About 1/3 of the caves are from the Northern Wei and about 2/3 from the Tang dynasty, with some caves from other periods of time. The grottoes have been included in the World Heritage list as ‘outstanding manifestation of human artistic creativity’ by the UNESCO in 2000 showing such an amount of Tang art. The surrounding area is home to almost 2,500 stelae and inscriptions, as well as 60 Buddhist pagodas.

The Olympic Park in Beijing (2008) and the train CRH2 at 300 kmh

On the last day of our visit to Beijing we rode out to the Olympic Park with the famous “Bird’s Nest”, the stadium finished in 2008 by Herzog & Meuron. Altogether there are not many people walking around out there, a school class or some families passing the colorful mascots in costumes at the entrance. In some areas you can see 8 lanes on either side of the road leading around, but no traffic. On the periphery skyscrapers rise high, however it seems that the Olympic buildings are not used very much.

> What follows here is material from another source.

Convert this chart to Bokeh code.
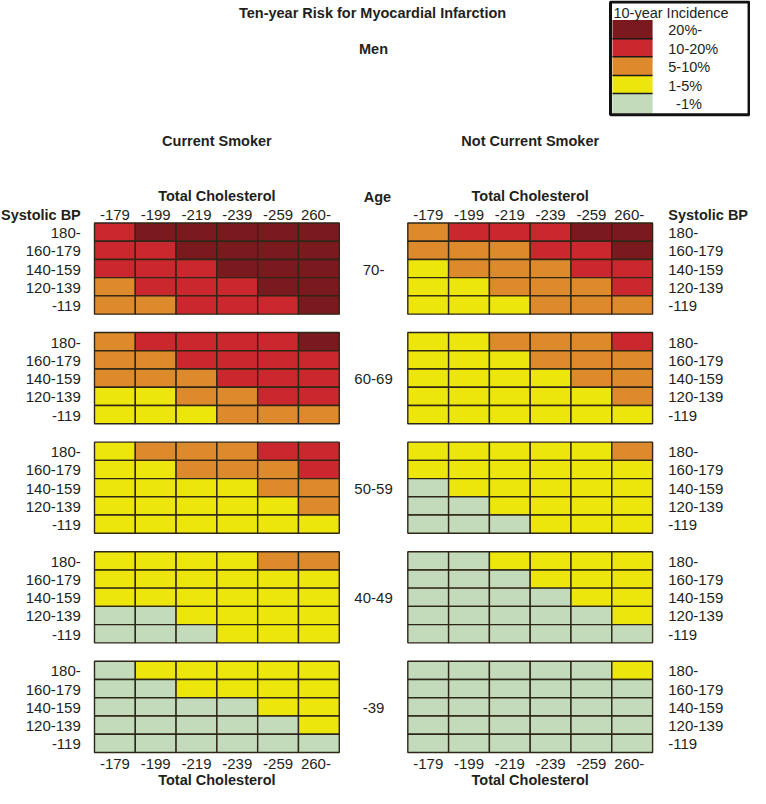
from bokeh.plotting import figure
from bokeh.models import Range1d, ColumnDataSource
from bokeh.core.properties import value
from bokeh.embed import file_html
from bokeh.resources import INLINE

# ---------------- data ----------------
chol_labels = ["-179", "-199", "-219", "-239", "-259", "260-"]
bp_labels = ["180-", "160-179", "140-159", "120-139", "-119"]
age_labels = ["70-", "60-69", "50-59", "40-49", "-39"]
# risk levels: 0 = -1%, 1 = 1-5%, 2 = 5-10%, 3 = 10-20%, 4 = 20%-
legend_labels = ["20%-", "10-20%", "5-10%", "1-5%", "-1%"]
legend_levels = [4, 3, 2, 1, 0]
level_colors = ["#c3dbbb", "#ece60c", "#dc8a2c", "#cb272e", "#7a1a1f"]

smoker_70 = [[3, 4, 4, 4, 4, 4],
             [3, 3, 4, 4, 4, 4],
             [3, 3, 3, 4, 4, 4],
             [2, 3, 3, 3, 4, 4],
             [2, 2, 3, 3, 3, 4]]
smoker_60 = [[2, 3, 3, 3, 3, 4],
             [2, 2, 3, 3, 3, 3],
             [2, 2, 2, 3, 3, 3],
             [1, 1, 2, 2, 3, 3],
             [1, 1, 1, 2, 2, 2]]
smoker_50 = [[1, 2, 2, 2, 3, 3],
             [1, 1, 2, 2, 2, 3],
             [1, 1, 1, 1, 2, 2],
             [1, 1, 1, 1, 1, 2],
             [1, 1, 1, 1, 1, 1]]
smoker_40 = [[1, 1, 1, 1, 2, 2],
             [1, 1, 1, 1, 1, 1],
             [1, 1, 1, 1, 1, 1],
             [0, 0, 1, 1, 1, 1],
             [0, 0, 0, 1, 1, 1]]
smoker_39 = [[0, 1, 1, 1, 1, 1],
             [0, 0, 1, 1, 1, 1],
             [0, 0, 0, 0, 1, 1],
             [0, 0, 0, 0, 0, 1],
             [0, 0, 0, 0, 0, 0]]

nonsmoker_70 = [[2, 3, 3, 3, 4, 4],
                [2, 2, 2, 3, 3, 4],
                [1, 2, 2, 2, 3, 3],
                [1, 1, 2, 2, 2, 3],
                [1, 1, 1, 2, 2, 2]]
nonsmoker_60 = [[1, 1, 2, 2, 2, 3],
                [1, 1, 1, 2, 2, 2],
                [1, 1, 1, 1, 2, 2],
                [1, 1, 1, 1, 1, 2],
                [1, 1, 1, 1, 1, 1]]
nonsmoker_50 = [[1, 1, 1, 1, 1, 2],
                [1, 1, 1, 1, 1, 1],
                [0, 1, 1, 1, 1, 1],
                [0, 0, 1, 1, 1, 1],
                [0, 0, 0, 1, 1, 1]]
nonsmoker_40 = [[0, 0, 1, 1, 1, 1],
                [0, 0, 0, 1, 1, 1],
                [0, 0, 0, 0, 1, 1],
                [0, 0, 0, 0, 0, 1],
                [0, 0, 0, 0, 0, 0]]
nonsmoker_39 = [[0, 0, 0, 0, 0, 1],
                [0, 0, 0, 0, 0, 0],
                [0, 0, 0, 0, 0, 0],
                [0, 0, 0, 0, 0, 0],
                [0, 0, 0, 0, 0, 0]]

smoker_panels = [smoker_70, smoker_60, smoker_50, smoker_40, smoker_39]
nonsmoker_panels = [nonsmoker_70, nonsmoker_60, nonsmoker_50, nonsmoker_40, nonsmoker_39]

# ---------------- layout ----------------
FONT = value("Liberation Sans")
W, H = 750, 788
p = figure(width=W, height=H, output_backend="svg", toolbar_location=None,
           x_range=Range1d(0, 766), y_range=Range1d(804, 0),
           min_border=0, outline_line_color=None)
p.axis.visible = False
p.grid.visible = False
p.background_fill_color = "white"
p.border_fill_color = "white"

left_x0 = 96.0
right_x0 = 416.0
cell_w = 250.0 / 6
cell_h = 93.0 / 5
panel_top0 = 227.0
panel_step = 111.8

L, R, T, B, C = [], [], [], [], []
for x0, panels in ((left_x0, smoker_panels), (right_x0, nonsmoker_panels)):
    for k, grid in enumerate(panels):
        top = panel_top0 + k * panel_step
        for i, row in enumerate(grid):
            for j, lev in enumerate(row):
                L.append(x0 + j * cell_w)
                R.append(x0 + (j + 1) * cell_w)
                T.append(top + i * cell_h)
                B.append(top + (i + 1) * cell_h)
                C.append(level_colors[lev])
p.quad(left=L, right=R, top=T, bottom=B, fill_color=C,
       line_color="#2e2616", line_width=1.4)


def txt(xs, ys, texts, size="15px", align="center", bold=False, color="#231f20"):
    p.text(x=xs, y=ys, text=texts, text_font=FONT, text_font_size=value(size),
           text_align=align, text_baseline="middle",
           text_font_style="bold" if bold else "normal", text_color=color)


# titles
txt([380], [13], ["Ten-year Risk for Myocardial Infarction"], size="14.5px", bold=True)
txt([381], [49], ["Men"], size="14.5px", bold=True)
txt([221], [143], ["Current Smoker"], size="14.5px", bold=True)
txt([541], [143], ["Not Current Smoker"], size="14.5px", bold=True)

# Total cholesterol headers
txt([left_x0 + 125, right_x0 + 125], [199, 199], ["Total Cholesterol"] * 2, size="14.5px", bold=True)
txt([left_x0 + 125, right_x0 + 125], [795, 795], ["Total Cholesterol"] * 2, size="14.5px", bold=True)
txt([82], [219], ["Systolic BP"], size="14.5px", bold=True, align="right")
txt([682], [219], ["Systolic BP"], size="14.5px", bold=True, align="left")
txt([371], [200], ["Age"], size="14.5px", bold=True, align="left")

# column labels
cx, cy, ct = [], [], []
for x0 in (left_x0, right_x0):
    for j, lab in enumerate(chol_labels):
        for yy in (219, 779):
            cx.append(x0 + (j + 0.5) * cell_w - (3 if j == 5 else 0))
            cy.append(yy)
            ct.append(lab)
txt(cx, cy, ct)

# row labels + age labels
lx, ly, lt, rx, ry, rt, ax, ay = [], [], [], [], [], [], [], []
for k in range(5):
    top = panel_top0 + k * panel_step
    for i, lab in enumerate(bp_labels):
        yy = top + (i + 0.5) * cell_h + 1
        lx.append(82); ly.append(yy); lt.append(lab)
        rx.append(682); ry.append(yy); rt.append(lab)
    ax.append(381); ay.append(top + 2.5 * cell_h + 1)
txt(lx, ly, lt, align="right")
txt(rx, ry, rt, align="left")
txt(ax, ay, age_labels)

# legend
leg_top = [20, 39, 57.5, 76.5, 95]
leg_bot = [39, 57.5, 76.5, 95, 115]
p.quad(left=[625] * 5, right=[666] * 5, top=leg_top, bottom=leg_bot,
       fill_color=[level_colors[l] for l in legend_levels],
       line_color=None)
p.segment(x0=[625] * 4, x1=[666] * 4, y0=leg_top[1:], y1=leg_top[1:],
          line_color="#1a1a1a", line_width=1.5)
txt([626], [12.5], ["10-year Incidence"], size="14.5px", align="left")
txt([682, 682, 682, 682, 690],
    [(a + b) / 2 + 1 for a, b in zip(leg_top, leg_bot)],
    legend_labels, size="14.5px", align="left")
p.quad(left=[623], right=[764.5], top=[1.5], bottom=[116.5],
       fill_color=None, line_color="#111111", line_width=3)

open("out.html", "w").write(file_html(p, INLINE))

On our way to the train station we saw many highrisers, fashionable office space as well as appartment buildings. The apartments almost all sported air conditioners. Inside the fast train station CRH2 you must wait in the proper spot printed on your ticket.

On the inside of the train the seats are new and comfortable. Up front you can watch a screen showing exactly how fast the train is going. You don’t really notice how fast it is, but the number of km per hour on the screen is truly fascinating! Much faster than German and French TGVs at any rate.

The Lama Temple in Beijing, China

Before we left Beijing, we visited the Lama Temple. One walks through several courtyards and through several large buildings, most often in red and gold, the sacred colors. In the first courtyard there is a small corner window where a helper passes out free boxes of incense sticks for the devotees.

You can see gorgeous paintings, statues, nasty monsters being crushed, banners and parasols. In the courtyards people stand in front of a kind of low iron oven in which they poke their incense sticks after lighting them. They bow low in all four wind directions pronouncing holy phrases. It gives you a sense of peace just watching them. Most Chinese follow Daoism. As far as I have understood, it makes most of them friendly, peace-loving citizens.

The temple figures in the Guiness Book of Records, since one of the longest and largest trees ever was used to build one of the buildings.